I mean you gotta get all dressed up sissy like, then you gotta put on these shoes that you can't really walk in, then you have to strap something to your head as a reminder of something bad happening.
Well, a couple of months ago, I realized what it all means.
I am getting dressed up to go out and play.
Just like small kid time, when I bugged my mom to buy me that cowboy stuff, or begged my uncle to give me his old fatigues so I could play army, I put on my bicycle shorts and jersey so I can go out and play bicyclist.
Every time I go out on my bike, I'm playing out some kind of sick masochistic fantasy.
Okay, not really.
Well, maybe. Why else would I go out and inflict such pain upon myself?
I mean it's not like I sit around at home watching Law & Order while sticking myself with needles. Well actually, I do sit around and let other people poke me with needles but that's beside the point.

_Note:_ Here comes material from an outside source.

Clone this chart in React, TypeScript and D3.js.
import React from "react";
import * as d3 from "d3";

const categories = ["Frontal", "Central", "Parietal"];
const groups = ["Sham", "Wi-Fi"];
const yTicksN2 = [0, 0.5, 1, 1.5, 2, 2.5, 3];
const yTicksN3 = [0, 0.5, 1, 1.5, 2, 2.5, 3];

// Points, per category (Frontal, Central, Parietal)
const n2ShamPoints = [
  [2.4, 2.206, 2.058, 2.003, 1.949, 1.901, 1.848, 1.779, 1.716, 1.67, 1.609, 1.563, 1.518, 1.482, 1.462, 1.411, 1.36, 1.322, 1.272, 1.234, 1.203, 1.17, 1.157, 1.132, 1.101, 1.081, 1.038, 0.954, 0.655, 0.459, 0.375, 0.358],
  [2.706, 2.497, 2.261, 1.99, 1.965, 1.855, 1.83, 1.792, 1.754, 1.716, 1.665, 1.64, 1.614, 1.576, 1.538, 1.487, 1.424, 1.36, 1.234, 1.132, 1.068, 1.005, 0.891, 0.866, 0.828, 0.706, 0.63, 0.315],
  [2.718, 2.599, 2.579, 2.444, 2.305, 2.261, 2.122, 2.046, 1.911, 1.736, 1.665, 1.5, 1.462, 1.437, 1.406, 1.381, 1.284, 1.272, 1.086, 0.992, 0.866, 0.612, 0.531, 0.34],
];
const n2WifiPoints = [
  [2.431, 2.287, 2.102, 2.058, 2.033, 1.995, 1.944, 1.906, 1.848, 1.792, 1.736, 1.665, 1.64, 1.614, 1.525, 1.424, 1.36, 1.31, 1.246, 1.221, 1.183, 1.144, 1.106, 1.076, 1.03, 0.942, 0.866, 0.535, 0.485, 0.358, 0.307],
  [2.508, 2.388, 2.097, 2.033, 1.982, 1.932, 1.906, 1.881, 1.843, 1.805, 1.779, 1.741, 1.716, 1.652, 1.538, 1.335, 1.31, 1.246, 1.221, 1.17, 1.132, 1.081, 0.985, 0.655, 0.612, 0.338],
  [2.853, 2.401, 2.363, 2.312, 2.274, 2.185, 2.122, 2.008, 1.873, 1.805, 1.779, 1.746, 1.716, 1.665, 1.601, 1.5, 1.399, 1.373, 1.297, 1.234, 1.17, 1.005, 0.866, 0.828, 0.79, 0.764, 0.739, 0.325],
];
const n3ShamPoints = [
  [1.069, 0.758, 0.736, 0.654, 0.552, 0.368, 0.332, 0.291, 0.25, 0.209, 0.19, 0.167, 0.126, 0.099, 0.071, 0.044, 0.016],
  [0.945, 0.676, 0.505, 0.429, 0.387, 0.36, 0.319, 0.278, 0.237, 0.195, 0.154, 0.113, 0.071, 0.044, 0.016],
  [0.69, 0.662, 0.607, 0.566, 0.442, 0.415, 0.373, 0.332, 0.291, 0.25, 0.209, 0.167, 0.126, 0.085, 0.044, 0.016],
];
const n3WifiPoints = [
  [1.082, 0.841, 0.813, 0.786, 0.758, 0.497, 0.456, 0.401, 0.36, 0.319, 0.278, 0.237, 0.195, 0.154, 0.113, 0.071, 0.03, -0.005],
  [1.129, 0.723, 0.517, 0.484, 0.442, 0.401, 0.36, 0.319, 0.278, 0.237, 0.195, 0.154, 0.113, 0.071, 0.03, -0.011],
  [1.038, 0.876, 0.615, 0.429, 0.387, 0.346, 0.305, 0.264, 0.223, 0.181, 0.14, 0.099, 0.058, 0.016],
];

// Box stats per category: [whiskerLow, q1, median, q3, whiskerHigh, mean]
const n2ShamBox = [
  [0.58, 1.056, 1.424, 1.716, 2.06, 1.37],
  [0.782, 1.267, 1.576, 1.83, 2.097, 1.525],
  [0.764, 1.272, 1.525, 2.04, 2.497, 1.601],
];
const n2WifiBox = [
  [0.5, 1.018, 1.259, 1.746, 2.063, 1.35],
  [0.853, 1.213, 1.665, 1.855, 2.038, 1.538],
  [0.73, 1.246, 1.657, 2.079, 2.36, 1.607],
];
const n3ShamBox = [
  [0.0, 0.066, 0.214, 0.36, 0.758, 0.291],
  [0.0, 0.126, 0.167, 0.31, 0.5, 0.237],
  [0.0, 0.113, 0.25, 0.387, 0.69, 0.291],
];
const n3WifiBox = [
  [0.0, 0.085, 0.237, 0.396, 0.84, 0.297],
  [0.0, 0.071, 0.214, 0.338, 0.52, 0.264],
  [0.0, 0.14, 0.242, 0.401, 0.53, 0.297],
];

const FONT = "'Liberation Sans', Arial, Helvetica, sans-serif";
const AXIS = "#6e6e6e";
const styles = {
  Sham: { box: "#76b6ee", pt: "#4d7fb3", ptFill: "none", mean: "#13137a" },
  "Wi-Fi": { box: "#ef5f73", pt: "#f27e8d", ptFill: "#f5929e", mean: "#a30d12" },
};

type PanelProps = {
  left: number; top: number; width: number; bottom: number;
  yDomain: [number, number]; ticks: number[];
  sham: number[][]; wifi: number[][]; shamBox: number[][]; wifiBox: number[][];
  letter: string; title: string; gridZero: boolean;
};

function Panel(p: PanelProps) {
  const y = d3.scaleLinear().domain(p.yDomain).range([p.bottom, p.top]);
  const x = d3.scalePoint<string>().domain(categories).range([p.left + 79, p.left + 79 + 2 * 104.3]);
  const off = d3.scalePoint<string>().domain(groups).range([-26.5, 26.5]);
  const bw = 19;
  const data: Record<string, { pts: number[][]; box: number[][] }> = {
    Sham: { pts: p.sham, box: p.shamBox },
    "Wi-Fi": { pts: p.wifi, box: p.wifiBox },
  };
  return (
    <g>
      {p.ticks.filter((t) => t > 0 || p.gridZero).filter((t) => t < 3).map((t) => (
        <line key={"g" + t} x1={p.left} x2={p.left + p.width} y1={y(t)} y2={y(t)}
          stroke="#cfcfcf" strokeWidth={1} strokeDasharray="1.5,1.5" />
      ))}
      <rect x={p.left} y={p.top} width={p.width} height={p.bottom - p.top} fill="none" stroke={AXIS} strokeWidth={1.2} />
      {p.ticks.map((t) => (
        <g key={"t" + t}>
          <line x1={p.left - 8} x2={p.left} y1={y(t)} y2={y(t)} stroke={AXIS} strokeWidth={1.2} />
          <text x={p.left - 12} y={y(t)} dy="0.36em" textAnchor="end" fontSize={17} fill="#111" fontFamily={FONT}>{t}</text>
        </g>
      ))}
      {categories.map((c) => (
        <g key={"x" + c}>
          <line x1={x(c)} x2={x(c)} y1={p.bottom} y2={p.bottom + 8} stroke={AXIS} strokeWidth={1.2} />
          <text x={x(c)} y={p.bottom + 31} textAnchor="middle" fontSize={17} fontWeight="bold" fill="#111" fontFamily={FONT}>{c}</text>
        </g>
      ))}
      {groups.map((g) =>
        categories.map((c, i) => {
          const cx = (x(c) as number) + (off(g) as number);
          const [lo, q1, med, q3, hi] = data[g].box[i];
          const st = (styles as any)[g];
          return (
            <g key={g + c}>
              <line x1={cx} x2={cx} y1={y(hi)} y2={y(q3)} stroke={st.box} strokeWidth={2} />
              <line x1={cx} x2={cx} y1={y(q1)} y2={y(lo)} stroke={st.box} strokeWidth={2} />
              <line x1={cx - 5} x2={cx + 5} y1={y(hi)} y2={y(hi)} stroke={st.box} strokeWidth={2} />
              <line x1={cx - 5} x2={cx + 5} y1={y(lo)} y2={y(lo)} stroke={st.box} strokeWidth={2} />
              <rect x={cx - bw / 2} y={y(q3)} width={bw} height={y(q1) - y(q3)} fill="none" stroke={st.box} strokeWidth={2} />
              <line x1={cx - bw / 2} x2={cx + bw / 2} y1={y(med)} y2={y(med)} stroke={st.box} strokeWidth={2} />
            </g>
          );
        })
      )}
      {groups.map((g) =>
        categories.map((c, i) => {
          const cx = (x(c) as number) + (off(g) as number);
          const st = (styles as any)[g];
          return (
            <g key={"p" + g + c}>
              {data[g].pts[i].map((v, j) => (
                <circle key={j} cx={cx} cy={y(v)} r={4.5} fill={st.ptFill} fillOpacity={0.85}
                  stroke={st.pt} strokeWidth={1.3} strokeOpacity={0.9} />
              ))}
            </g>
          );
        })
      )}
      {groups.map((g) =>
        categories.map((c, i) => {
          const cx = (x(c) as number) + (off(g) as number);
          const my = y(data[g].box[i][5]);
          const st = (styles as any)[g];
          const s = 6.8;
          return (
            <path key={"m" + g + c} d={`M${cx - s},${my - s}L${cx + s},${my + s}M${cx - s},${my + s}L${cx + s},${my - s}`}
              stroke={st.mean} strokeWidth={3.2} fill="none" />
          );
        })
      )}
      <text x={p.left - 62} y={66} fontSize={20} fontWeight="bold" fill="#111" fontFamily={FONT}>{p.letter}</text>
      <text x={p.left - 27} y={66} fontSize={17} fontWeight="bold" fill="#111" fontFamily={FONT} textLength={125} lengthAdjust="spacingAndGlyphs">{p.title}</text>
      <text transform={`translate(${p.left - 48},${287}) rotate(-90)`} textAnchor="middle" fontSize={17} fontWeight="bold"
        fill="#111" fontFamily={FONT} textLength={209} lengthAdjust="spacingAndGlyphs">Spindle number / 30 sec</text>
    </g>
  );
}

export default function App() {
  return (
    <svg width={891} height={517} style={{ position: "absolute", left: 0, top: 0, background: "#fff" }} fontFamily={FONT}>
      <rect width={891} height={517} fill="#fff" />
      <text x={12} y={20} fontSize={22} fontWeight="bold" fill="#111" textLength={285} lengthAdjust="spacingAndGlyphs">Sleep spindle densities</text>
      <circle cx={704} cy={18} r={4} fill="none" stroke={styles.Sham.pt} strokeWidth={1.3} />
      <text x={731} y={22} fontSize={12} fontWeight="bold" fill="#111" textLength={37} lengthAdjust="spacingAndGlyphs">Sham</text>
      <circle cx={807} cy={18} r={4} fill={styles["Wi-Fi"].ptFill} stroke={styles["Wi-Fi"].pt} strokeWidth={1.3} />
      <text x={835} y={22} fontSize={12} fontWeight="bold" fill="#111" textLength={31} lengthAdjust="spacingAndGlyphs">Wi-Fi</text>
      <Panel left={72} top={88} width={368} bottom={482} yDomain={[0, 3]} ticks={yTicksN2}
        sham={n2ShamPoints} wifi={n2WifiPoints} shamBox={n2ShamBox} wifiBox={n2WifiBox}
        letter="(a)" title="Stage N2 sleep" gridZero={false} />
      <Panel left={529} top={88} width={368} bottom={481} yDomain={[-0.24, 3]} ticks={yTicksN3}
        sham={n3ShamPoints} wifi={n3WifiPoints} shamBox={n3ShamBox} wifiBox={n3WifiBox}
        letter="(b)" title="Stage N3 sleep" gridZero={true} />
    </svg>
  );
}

Once I don those padded shorts and moisture wicking tops, I become someone else.
Sort of my secret identity since no one I work with knows about my sordid hobby.
Well, one of my co-workers lives near me and saw me wheezing across the bridge near Mokapu one day, but no one else knows of my clandestine preoccupation.

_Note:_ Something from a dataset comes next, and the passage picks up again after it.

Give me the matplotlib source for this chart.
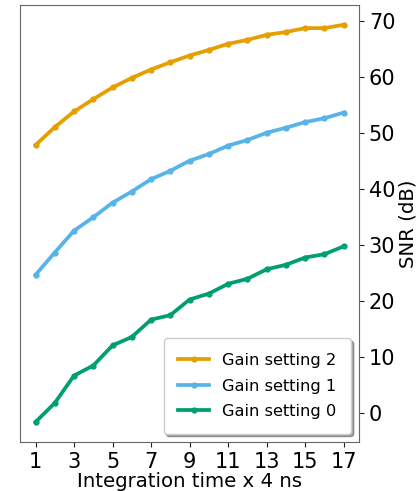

This strange effect also takes place when I dress for work or dress to go out. I actually walk, talk, and act differently.
I turn into Professionalman. Or something.
Wait. I don't put on all my bicycle crap when I take out the Beach Bike.
So what does that make me? Just some old dude going to the store to buy cheese rolls I guess.
All the different mannerisms that can be attributed to the clothing I wear is kinda making me worried.
Just who am I?
Despite all the different kinds of clothes I wear, perhaps it comes down to this:
I'm just a poseur.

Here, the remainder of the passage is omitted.